5. Sunbeam Steam Master - $25
I'm using a Sunbeam Steam Master while my Reliable Velocity 200 IR gets replaced. It’s a $25 iron, so the quality is noticeably lower, but I will say that I’ve been impressed!
By far my favorite feature of this iron is the retractable cord. I’ve trained myself to unplug my iron every time I turn it off, and I love that I can easily retract the cord when I’m done.
I’ve also been pleasantly surprised that this iron doesn’t spit or leak water at all while ironing (as long as you don’t overfill it). It emits a decent amount of steam too, although it does have a bit of delay from the time you tip the iron to the time it starts spewing steam.
Cons: This iron doesn’t have an auto-shutoff override but it does heat up quickly when the iron is tipped again. The tank has to be refilled often (but not as often as the Reliable 200 IR).

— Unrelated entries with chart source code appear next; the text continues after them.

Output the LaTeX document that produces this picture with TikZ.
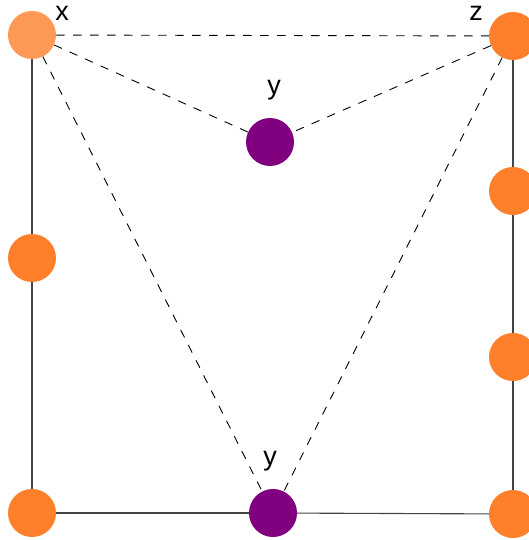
\documentclass[tikz,border=0pt]{standalone}
\usepackage{fontspec}
\setmainfont{Liberation Sans}
\definecolor{orng}{HTML}{FF7F2A}
\definecolor{lorng}{HTML}{FF9955}
\definecolor{purp}{HTML}{800080}
\definecolor{edgegray}{HTML}{444444}
\begin{document}
\begin{tikzpicture}[x=1pt,y=-1pt,
  vert/.style={circle,minimum size=48pt,inner sep=0pt,fill=#1},
  lbl/.style={anchor=base,inner sep=0pt,font=\fontsize{27}{27}\selectfont},
  solidedge/.style={draw=edgegray,line width=1.1pt},
  dashedge/.style={draw=black,line width=0.9pt,dash pattern=on 8.5pt off 8.5pt}]
\useasboundingbox (0,0) rectangle (529,540);
\node[vert=lorng] (x) at (32,35) {};
\node[vert=orng] (z) at (513,36) {};
\node[vert=purp] (yt) at (270,142) {};
\node[vert=orng] (lm) at (32,258) {};
\node[vert=orng] (r1) at (513,191) {};
\node[vert=orng] (r2) at (513,357) {};
\node[vert=orng] (bl) at (32,513) {};
\node[vert=purp] (yb) at (273,513) {};
\node[vert=orng] (br) at (513,514) {};
\node[lbl] (lx) at (62,21) {x};
\node[lbl] (lz) at (476,21) {z};
\node[lbl] (lyt) at (274,95) {y};
\node[lbl] (lyb) at (270,465) {y};
\draw[solidedge] (x) -- (lm);
\draw[solidedge] (lm) -- (bl);
\draw[solidedge] (bl) -- (yb);
\draw[solidedge] (yb) -- (br);
\draw[solidedge] (z) -- (r1);
\draw[solidedge] (r1) -- (r2);
\draw[solidedge] (r2) -- (br);
\draw[dashedge] (x) -- (z);
\draw[dashedge] (x) -- (yt);
\draw[dashedge] (z) -- (yt);
\draw[dashedge] (x) -- (yb);
\draw[dashedge] (z) -- (yb);
\end{tikzpicture}
\end{document}
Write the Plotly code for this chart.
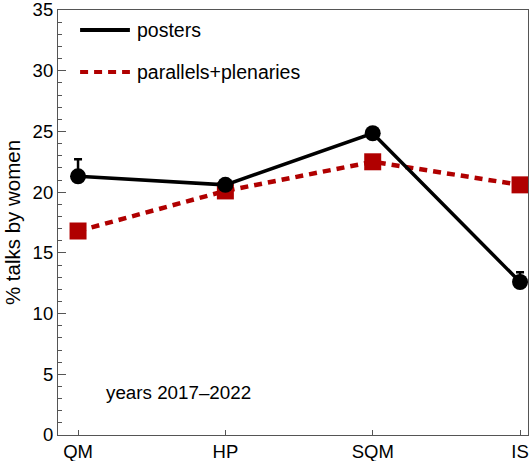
import plotly.graph_objects as go

categories = ["QM", "HP", "SQM", "IS"]
posters = [21.3, 20.6, 24.85, 12.6]
posters_err_plus = [1.4, 0.0, 0.0, 0.8]
parallels = [16.8, 20.1, 22.5, 20.6]
parallels_err = [0.0, 0.0, 0.5, 0.5]

red = "#b00000"
font = "Liberation Sans, Arial, sans-serif"

fig = go.Figure()
fig.add_trace(go.Scatter(
    x=categories, y=parallels, mode="lines+markers", name="parallels+plenaries",
    line=dict(color=red, width=4.5, dash="8px,6px"),
    marker=dict(symbol="square", size=17, color=red),
    error_y=dict(type="data", array=parallels_err, color=red, thickness=3, width=5),
    cliponaxis=False,
))
fig.add_trace(go.Scatter(
    x=categories, y=posters, mode="lines+markers", name="posters",
    line=dict(color="black", width=3.5),
    marker=dict(symbol="circle", size=16, color="black"),
    error_y=dict(type="data", array=posters_err_plus, arrayminus=[0, 0, 0, 0],
                 color="black", thickness=2.5, width=4),
    cliponaxis=False,
))

# manual legend
legend_items = [("posters", "black", "solid", 0.953), ("parallels+plenaries", red, "8px,6px", 0.854)]
for label, col, dash, yy in legend_items:
    fig.add_shape(type="line", xref="paper", yref="paper", x0=0.047, x1=0.153, y0=yy, y1=yy,
                  line=dict(color=col, width=4, dash=dash))
    fig.add_annotation(text=label, xref="paper", yref="paper", x=0.163, y=yy,
                       xanchor="left", yanchor="middle", showarrow=False,
                       font=dict(size=19.5, color="black", family=font))

fig.add_annotation(text="years 2017\u20132022", xref="paper", yref="paper", x=0.098, y=0.101,
                   xanchor="left", yanchor="middle", showarrow=False,
                   font=dict(size=18.8, color="black", family=font))

fig.update_layout(
    width=530, height=461,
    margin=dict(l=58, r=2, t=10, b=26),
    paper_bgcolor="white", plot_bgcolor="white",
    showlegend=False,
    font=dict(family=font, size=18.5, color="black"),
    xaxis=dict(type="category", range=[-0.136, 3.054], showgrid=False, zeroline=False,
               showline=True, linecolor="#555", linewidth=1.2, mirror=True,
               ticks="inside", ticklen=5, tickcolor="#555", automargin=False,
               ticklabeloverflow="allow",
               tickfont=dict(size=18.5)),
    yaxis=dict(range=[0, 35], dtick=5, showgrid=False, zeroline=False,
               showline=True, linecolor="#555", linewidth=1.2, mirror=True,
               ticks="inside", ticklen=8, tickcolor="#555", automargin=False,
               ticklabeloverflow="allow",
               minor=dict(dtick=1, ticks="inside", ticklen=4, tickcolor="#555"),
               tickfont=dict(size=18.5),
               title=dict(text="% talks by women", font=dict(size=20.5), standoff=6)),
)

fig.write_html("out.html", config={"displayModeBar": False},
               post_script="document.body.style.margin='0';document.body.style.overflow='hidden';")
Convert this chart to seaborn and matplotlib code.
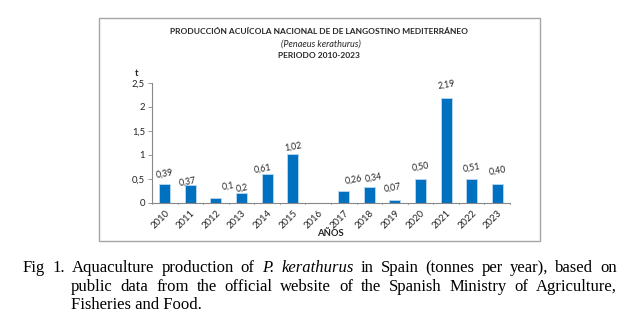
import matplotlib
matplotlib.use("Agg")
import matplotlib.pyplot as plt
import seaborn as sns
import pandas as pd
from matplotlib.patches import Rectangle

years = ["2010", "2011", "2012", "2013", "2014", "2015", "2016",
         "2017", "2018", "2019", "2020", "2021", "2022", "2023"]
values = [0.39, 0.37, 0.10, 0.20, 0.61, 1.02, 0.0,
          0.26, 0.34, 0.07, 0.50, 2.19, 0.51, 0.40]
value_labels = ["0,39", "0,37", "0,1", "0,2", "0,61", "1,02", "",
                "0,26", "0,34", "0,07", "0,50", "2,19", "0,51", "0,40"]
yticks = [0, 0.5, 1, 1.5, 2, 2.5]
ytick_labels = ["0", "0,5", "1", "1,5", "2", "2,5"]

title1 = "PRODUCCIÓN ACUÍCOLA NACIONAL DE DE LANGOSTINO MEDITERRÁNEO"
title2 = "(Penaeus kerathurus)"
title3 = "PERIODO 2010-2023"
ylabel = "t"
xlabel = "AÑOS"

# label offsets (pixels) relative to bar top
label_dx = [0, -3, 12, 1, -4, 0, 0, 10, 4, -2, 0, 0, 0, 0]
label_dy = [11, 3, 12, 5, 5, 7, 0, 11, 9, 12, 12, 13, 11, 13]

sns.set_theme(style="white")
plt.rcParams['font.family'] = ['Lato', 'DejaVu Sans']

W, H = 637, 325
fig = plt.figure(figsize=(W / 100, H / 100), dpi=100)
fig.patch.set_facecolor("white")

def fx(px):
    return px / W

def fy(py):
    return 1 - py / H

# chart frame
fig.patches.append(Rectangle((fx(99), fy(241)), fx(540) - fx(99), fy(18) - fy(241),
                             transform=fig.transFigure, fill=False,
                             edgecolor="#a6a6a6", linewidth=1.0))

ax = fig.add_axes([fx(152), fy(203), fx(510) - fx(152), fy(83) - fy(203)])
df = pd.DataFrame({"year": years, "value": values})
sns.barplot(data=df, x="year", y="value", ax=ax, color="#0070C0",
            saturation=1, width=0.43, edgecolor="#bcd8f0", linewidth=0.6)
ax.set_xlim(-0.5, len(years) - 0.5)
ax.set_ylim(0, 2.5)
ax.set_yticks(yticks)
ax.set_yticklabels(ytick_labels, fontsize=6.8, color="#222222")
ax.set_xticks(range(len(years)))
ax.set_xticklabels(years, fontsize=6.8, rotation=45, ha="right",
                   rotation_mode="anchor", color="#222222")
ax.tick_params(axis="x", length=0, pad=4)
ax.tick_params(axis="y", length=3, width=0.6, color="#888888", pad=2, left=True)
# boundary ticks on category axis
for i in range(len(years) + 1):
    ax.plot([i - 0.5, i - 0.5], [0, -0.025], transform=ax.transData,
            color="#888888", linewidth=0.6, clip_on=False)
for s in ["top", "right"]:
    ax.spines[s].set_visible(False)
for s in ["left", "bottom"]:
    ax.spines[s].set_color("#888888")
    ax.spines[s].set_linewidth(0.8)
ax.set_xlabel("")
ax.set_ylabel("")
ax.set_facecolor("white")

for i, (v, lab) in enumerate(zip(values, value_labels)):
    if lab:
        ax.annotate(lab, xy=(i, v), xytext=(label_dx[i], label_dy[i]),
                    textcoords="offset pixels", ha="center", va="center",
                    fontsize=6.3, rotation=10, color="#222222")

fig.text(fx(319), fy(32), title1, ha="center", va="center", fontsize=6.0, fontweight="bold")
fig.text(fx(321), fy(44), title2, ha="center", va="center", fontsize=6.6, style="italic")
fig.text(fx(319), fy(55), title3, ha="center", va="center", fontsize=6.0, fontweight="bold")
fig.text(fx(137), fy(73), ylabel, ha="center", va="center", fontsize=6.8, fontweight="bold")
fig.text(fx(330), fy(234), xlabel, ha="center", va="center", fontsize=6.8, fontweight="bold")

# caption (justified lines)
serif = ["Liberation Serif", "DejaVu Serif"]
cap_fs = 12.0
fig.text(fx(23), fy(268), "Fig", ha="left", va="center", fontsize=cap_fs,
         family=serif, color="black")
fig.text(fx(52), fy(268), "1.", ha="left", va="center", fontsize=cap_fs,
         family=serif, color="black")
lines = [
    [("Aquaculture", "normal"), ("production", "normal"),
     ("of", "normal"), ("P.", "italic"), ("kerathurus", "italic"), ("in", "normal"),
     ("Spain", "normal"), ("(tonnes", "normal"), ("per", "normal"), ("year),", "normal"),
     ("based", "normal"), ("on", "normal")],
    [("public", "normal"), ("data", "normal"), ("from", "normal"), ("the", "normal"),
     ("official", "normal"), ("website", "normal"), ("of", "normal"), ("the", "normal"),
     ("Spanish", "normal"), ("Ministry", "normal"), ("of", "normal"), ("Agriculture,", "normal")],
    [("Fisheries and Food.", "normal")],
]
line_x0 = [72, 71, 71]
line_x1 = [617, 617, None]
line_y = [268, 287, 305]

fig.canvas.draw()
renderer = fig.canvas.get_renderer()
for words, x0, x1, y in zip(lines, line_x0, line_x1, line_y):
    texts = []
    widths = []
    for w, st in words:
        t = fig.text(fx(x0), fy(y), w, ha="left", va="center", fontsize=cap_fs,
                     family=serif, style=st, color="black")
        texts.append(t)
        widths.append(t.get_window_extent(renderer).width)
    if x1 is None:
        continue
    gap = (x1 - x0 - sum(widths)) / (len(words) - 1)
    x = x0
    for t, wd in zip(texts, widths):
        t.set_x(fx(x))
        x += wd + gap

fig.savefig("out.png", dpi=100)
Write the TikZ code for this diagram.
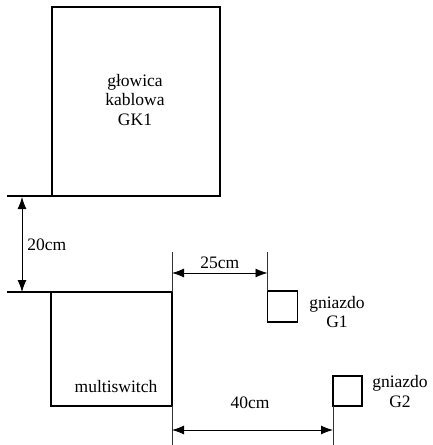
\documentclass[tikz,border=0pt]{standalone}
\usepackage{fontspec}
\setmainfont{Liberation Serif}
\usetikzlibrary{arrows.meta}
\begin{document}
\begin{tikzpicture}[x=1pt,y=-1pt,
  >={Latex[length=12pt,width=9pt]},
  box/.style={draw=black,line width=1.4pt,inner sep=0pt,outer sep=0pt},
  lbl/.style={font=\fontsize{17.5}{19.5}\selectfont,align=center,inner sep=0pt},
  extline/.style={draw=black!80,line width=0.9pt},
  dim/.style={draw=black,line width=0.9pt,<->}]
\useasboundingbox (0,0) rectangle (433,445);
% boxes
\node[box,minimum width=168pt,minimum height=189pt] (gk) at (136,101.5) {};
\node[box,minimum width=121pt,minimum height=114pt] (ms) at (111.5,349) {};
\node[box,minimum width=30pt,minimum height=31pt] (g1) at (282.5,306.5) {};
\node[box,minimum width=29pt,minimum height=30pt] (g2) at (347.5,391) {};
% labels
\node[lbl] (tgk) at (135,100) {głowica\\kablowa\\GK1};
\node[lbl] (tms) at (116,387) {multiswitch};
\node[lbl] (tg1) at (337,312) {gniazdo\\G1};
\node[lbl] (tg2) at (400,391.5) {gniazdo\\G2};
% extension lines
\coordinate (e1) at (7,196);
\coordinate (e2) at (7,292);
\draw[box] (e1) -- (gk.south west);
\draw[box] (e2) -- (ms.north west);
\coordinate (e3) at (ms.north east |- 0,252);
\coordinate (e4) at (g1.north west |- 0,252);
\draw[extline] (ms.north east) -- (e3);
\draw[extline] (g1.north west) -- (e4);
\coordinate (e5) at (ms.south east |- 0,445);
\coordinate (e6) at (g2.south west |- 0,445);
\draw[extline] (ms.south east) -- (e5);
\draw[extline] (g2.south west) -- (e6);
% dimension arrows
\coordinate (a1) at (22,197);
\coordinate (a2) at (22,292);
\draw[dim] (a1) -- (a2) node[lbl,midway,right=5pt] (t20) {20cm};
\coordinate (b1) at (ms.north east |- 0,273);
\coordinate (b2) at (g1.north west |- 0,273);
\draw[dim] (b1) -- (b2) node[lbl,midway,above=4pt] (t25) {25cm};
\coordinate (c1) at (ms.south east |- 0,430);
\coordinate (c2) at (g2.south west |- 0,430);
\draw[dim] (c1) -- (c2);
\node[lbl] (t40) at (250,403) {40cm};
\end{tikzpicture}
\end{document}
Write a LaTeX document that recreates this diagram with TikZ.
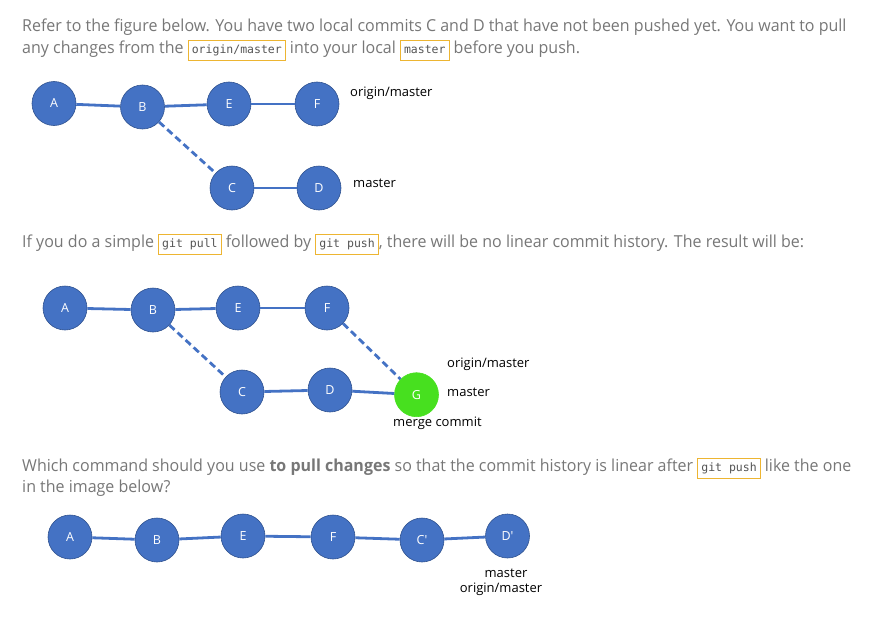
\documentclass[tikz,border=0pt]{standalone}
\usepackage{fontspec}
\setmainfont[FakeStretch=0.97]{Open Sans}
\newfontfamily\labelfont{Open Sans}
\setmonofont{DejaVu Sans Mono}
\usetikzlibrary{positioning}

\definecolor{commitblue}{HTML}{4472C4}
\definecolor{commitedge}{HTML}{2F528F}
\definecolor{mergegreen}{HTML}{47E01F}
\definecolor{prosegray}{HTML}{777777}
\definecolor{codeyellow}{HTML}{EDB532}
\definecolor{codegray}{HTML}{555555}
\newcommand{\codebox}[1]{{\setlength{\fboxsep}{3pt}\setlength{\fboxrule}{1pt}%
  \fcolorbox{codeyellow}{white}{\color{codegray}\ttfamily\fontsize{11.5}{13}\selectfont\strut #1}}}

\begin{document}
\begin{tikzpicture}[x=1pt, y=-1pt,
	commit/.style={circle, fill=commitblue, draw=commitedge, line width=0.6pt, minimum size=44pt, inner sep=0pt, text=white, font=\labelfont\fontsize{12.5}{14}\selectfont},
	merge/.style={commit, fill=mergegreen, draw=mergegreen},
	link/.style={commitblue, line width=2.8pt},
	branch/.style={link, dash pattern=on 7pt off 4pt},
	ref/.style={inner sep=0pt, text=black, font=\labelfont\fontsize{13}{15}\selectfont},
	prose/.style={anchor=base west, inner sep=0pt, align=left, text=prosegray, font=\fontsize{16.5}{21.5}\selectfont}]
				\useasboundingbox (0, 0) rectangle (890, 618);

				% question text (base = last line)
				\node[prose] (intro) at (22, 53.2) {Refer to the figure below. You have two local commits C and D that have not been pushed yet. You want to pull\\any changes from the \codebox{origin/master} into your local \codebox{master} before you push.};
				\node[prose] (result) at (22, 247) {If you do a simple \codebox{git pull} followed by \codebox{git push}, there will be no linear commit history. The result will be:};
				\node[prose] (question) at (22, 492.5) {Which command should you use \textbf{to pull changes} so that the commit history is linear after \codebox{git push} like the one\\in the image below?};

				% before the pull
				\node[commit] (a1) at (54, 103.5) {A};
				\node[commit] (b1) at (142.5, 107) {B};
				\node[commit] (e1) at (229, 104) {E};
				\node[commit] (f1) at (317, 104) {F};
				\node[commit] (c1) at (232, 188) {C};
				\node[commit] (d1) at (319, 188) {D};
				\node[ref, anchor=base west] (origin1) at (350, 96) {origin/master};
				\node[ref, anchor=base west] (master1) at (353, 187) {master};

				\draw [link] (a1) to (b1);
				\draw [link] (b1) to (e1);
				\draw [link] (e1) to (f1);
				\draw [branch] (b1) to (c1);
				\draw [link] (c1) to (d1);

				% after pull and push
				\node[commit] (a2) at (65, 308) {A};
				\node[commit] (b2) at (153, 310) {B};
				\node[commit] (e2) at (238, 308) {E};
				\node[commit] (f2) at (327, 308) {F};
				\node[commit] (c2) at (242, 392) {C};
				\node[commit] (d2) at (330, 390) {D};
				\node[merge] (g2) at (416.5, 394.7) {G};
				\node[ref, anchor=base west] (origin2) at (447, 367) {origin/master};
				\node[ref, anchor=base west] (master2) at (447, 396) {master};
				\node[ref, anchor=base west] (mergelabel) at (393, 426) {merge commit};

				\draw [link] (a2) to (b2);
				\draw [link] (b2) to (e2);
				\draw [link] (e2) to (f2);
				\draw [branch] (b2) to (c2);
				\draw [link] (c2) to (d2);
				\draw [link] (d2) to (g2);
				\draw [branch] (f2) to (g2);

				% linear history
				\node[commit] (a3) at (70, 537) {A};
				\node[commit] (b3) at (157, 540) {B};
				\node[commit] (e3) at (243, 536) {E};
				\node[commit] (f3) at (333, 537) {F};
				\node[commit] (c3) at (422, 540) {C'};
				\node[commit] (d3) at (507.5, 536) {D'};
				\node[ref, anchor=base] (master3) at (506, 577) {master};
				\node[ref, anchor=base] (origin3) at (501, 592) {origin/master};

				\draw [link] (a3) to (b3);
				\draw [link] (b3) to (e3);
				\draw [link] (e3) to (f3);
				\draw [link] (f3) to (c3);
				\draw [link] (c3) to (d3);
		\end{tikzpicture}
\end{document}
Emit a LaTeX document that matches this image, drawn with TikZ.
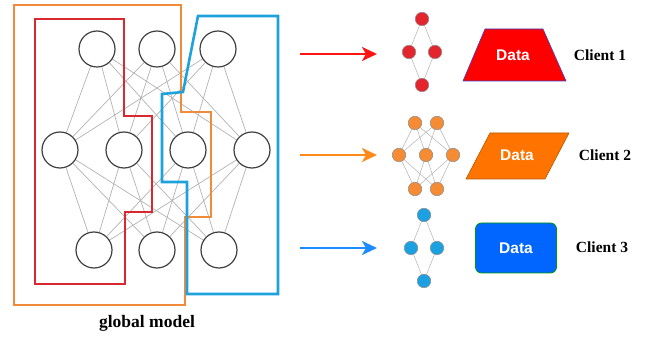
\documentclass[tikz,border=0pt]{standalone}
\usepackage{fontspec}
\setmainfont{Liberation Serif}
\newfontfamily\datafont{Liberation Sans}
\usepackage{xcolor}
\usetikzlibrary{arrows,arrows.meta,backgrounds,positioning}

\definecolor{partred}{HTML}{D92830}
\definecolor{partorange}{HTML}{F08B3B}
\definecolor{partblue}{HTML}{1DA2DC}
\definecolor{minired}{HTML}{E3262E}
\definecolor{miniorange}{HTML}{F58B32}
\definecolor{miniblue}{HTML}{1BA1E2}
\definecolor{arrred}{HTML}{FF1414}
\definecolor{arrorange}{HTML}{FF8A1A}
\definecolor{arrblue}{HTML}{1A8CFF}

\begin{document}
\begin{tikzpicture}[x=1pt, y=-1pt,
  neuron/.style={circle, draw=black!75, line width=1.2pt, fill=white, minimum size=36pt, inner sep=0pt},
  synapse/.style={gray!60, line width=0.7pt},
  part/.style={line width=2.6pt, line join=miter},
  mininode/.style={circle, draw=gray!90, line width=0.5pt, minimum size=13.5pt, inner sep=0pt},
  miniedge/.style={gray!60, line width=0.5pt},
  sendarr/.style={-{Stealth[length=15pt,width=14pt,inset=4pt]}, line width=2.4pt},
  datalbl/.style={font=\datafont\bfseries\fontsize{15.5}{18}\selectfont, text=white},
  clientlbl/.style={font=\bfseries\fontsize{15.5}{18}\selectfont},
  caption/.style={font=\bfseries\fontsize{17.5}{20}\selectfont}]

\useasboundingbox (0,0) rectangle (649,339);

% global model
\node[neuron] (t1) at (97,49)  {};
\node[neuron] (t2) at (157,49) {};
\node[neuron] (t3) at (218,49) {};
\node[neuron] (m1) at (60,150)  {};
\node[neuron] (m2) at (124,150) {};
\node[neuron] (m3) at (188,150) {};
\node[neuron] (m4) at (252,150) {};
\node[neuron] (b1) at (94,250)  {};
\node[neuron] (b2) at (157,250) {};
\node[neuron] (b3) at (219,250) {};

\begin{scope}[on background layer]
  \foreach \i in {t1,t2,t3} {\foreach \j in {m1,m2,m3,m4} {\draw[synapse] (\i) -- (\j);}}
  \foreach \i in {m1,m2,m3,m4} {\foreach \j in {b1,b2,b3} {\draw[synapse] (\i) -- (\j);}}
\end{scope}

\draw[part, partorange] (14,5) -- (181,5) -- (181,112) -- (211,112) -- (211,217) -- (185,217) -- (185,305) -- (14,305) -- cycle;
\draw[part, partred] (35,19) -- (124,19) -- (124,116) -- (152,116) -- (152,212) -- (125,212) -- (125,284) -- (35,284) -- cycle;
\draw[part, partblue] (198,16) -- (278,16) -- (278,294) -- (187,294) -- (187,182) -- (162,182) -- (162,94) -- (183,92) -- cycle;

\node[caption] (gm) at (147,323) {global model};

% sending arrows
\coordinate (s1) at (300,54);  \coordinate (e1) at (377,54);
\coordinate (s2) at (300,155); \coordinate (e2) at (377,155);
\coordinate (s3) at (300,248); \coordinate (e3) at (377,248);
\draw[sendarr, arrred] (s1) -- (e1);
\draw[sendarr, arrorange] (s2) -- (e2);
\draw[sendarr, arrblue] (s3) -- (e3);

% client 1
\begin{scope}[shift={(422,52)}]
  \node[mininode, fill=minired] (c1) at (0,-33) {};
  \node[mininode, fill=minired] (c2) at (-13,0) {};
  \node[mininode, fill=minired] (c3) at (13,0)  {};
  \node[mininode, fill=minired] (c4) at (0,33)  {};
  \begin{scope}[on background layer]
    \foreach \i/\j in {c1/c2,c1/c3,c2/c4,c3/c4} {\draw[miniedge] (\i) -- (\j);}
  \end{scope}

  \draw[fill=red, draw=blue!50!gray, line width=0.6pt] (41,29) -- (144,29) -- (121,-23) -- (63,-23) -- cycle;
  \node[datalbl] (d1) at (91,3) {Data};
  \node[clientlbl] (k1) at (178,3) {Client 1};
\end{scope}

% client 2
\begin{scope}[shift={(426,155)}]
  \node[mininode, fill=miniorange] (u1) at (-11,-32) {};
  \node[mininode, fill=miniorange] (u2) at (11,-32)  {};
  \node[mininode, fill=miniorange] (v1) at (-27,0) {};
  \node[mininode, fill=miniorange] (v2) at (0,0)   {};
  \node[mininode, fill=miniorange] (v3) at (27,0)  {};
  \node[mininode, fill=miniorange] (w1) at (-11,34) {};
  \node[mininode, fill=miniorange] (w2) at (11,34)  {};
  \begin{scope}[on background layer]
    \foreach \i in {u1,u2,w1,w2} {\foreach \j in {v1,v2,v3} {\draw[miniedge] (\i) -- (\j);}}
  \end{scope}

  \draw[fill=orange!90!red, draw=orange!70!black, line width=0.6pt] (40,24) -- (119,24) -- (143,-22) -- (64,-22) -- cycle;
  \node[datalbl] (d2) at (91,0) {Data};
  \node[clientlbl] (k2) at (179,0) {Client 2};
\end{scope}

% client 3
\begin{scope}[shift={(424,248)}]
  \node[mininode, fill=miniblue] (c1) at (0,-33) {};
  \node[mininode, fill=miniblue] (c2) at (-13,0) {};
  \node[mininode, fill=miniblue] (c3) at (13,0)  {};
  \node[mininode, fill=miniblue] (c4) at (0,33)  {};
  \begin{scope}[on background layer]
    \foreach \i/\j in {c1/c2,c1/c3,c2/c4,c3/c4} {\draw[miniedge] (\i) -- (\j);}
  \end{scope}

  \node[datalbl, fill=blue!50!cyan!80!blue, draw=green!60!black, line width=0.8pt, rounded corners=6pt,
        minimum width=81pt, minimum height=50pt] (d3) at (92,0) {Data};
  \node[clientlbl] (k3) at (178,-1) {Client 3};
\end{scope}

\end{tikzpicture}
\end{document}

Two Irons to Steer Clear From
Oliso TG1600 - $159
This iron props itself up when not in use (great for those with wrist issues), but I can find no other redeeming qualities of this appliance. I've used these irons when teaching and I found them subpar in every other attribute. They leak, the steam pressure is laughable, and in general they felt cheap. I've heard many of you say the same thing. For garment sewing, these irons just don't cut it.
Panasonic NI-WL600 Cordless Iron - $78.83
I love the idea of a cordless iron, but using this one is living in auto-shutoff hell. It turns itself off every five minutes and takes another five to heat back up. The water tank is tiny and the steam triggers don't work well. I've used these irons while teaching and I cannot tell you how frustrating they are.
And Finally, the World's Best Ironing Board...
I bought this Household Essentials Halfmoon Ironing Board along with my Reliable Velocity 200 IR in March and I am in total love. It's sturdy, has a great shape for ironing garments, and comes with a metal resting plate for your iron.
My favorite feature of the board is that has ample padding (no metal mesh marks ironed into garments!) and it came with a natural canvas cover. Why do so many ironing boards come with cheesy printed covers? I usually have to sew a new one, and I'm glad I didn't have to with this board.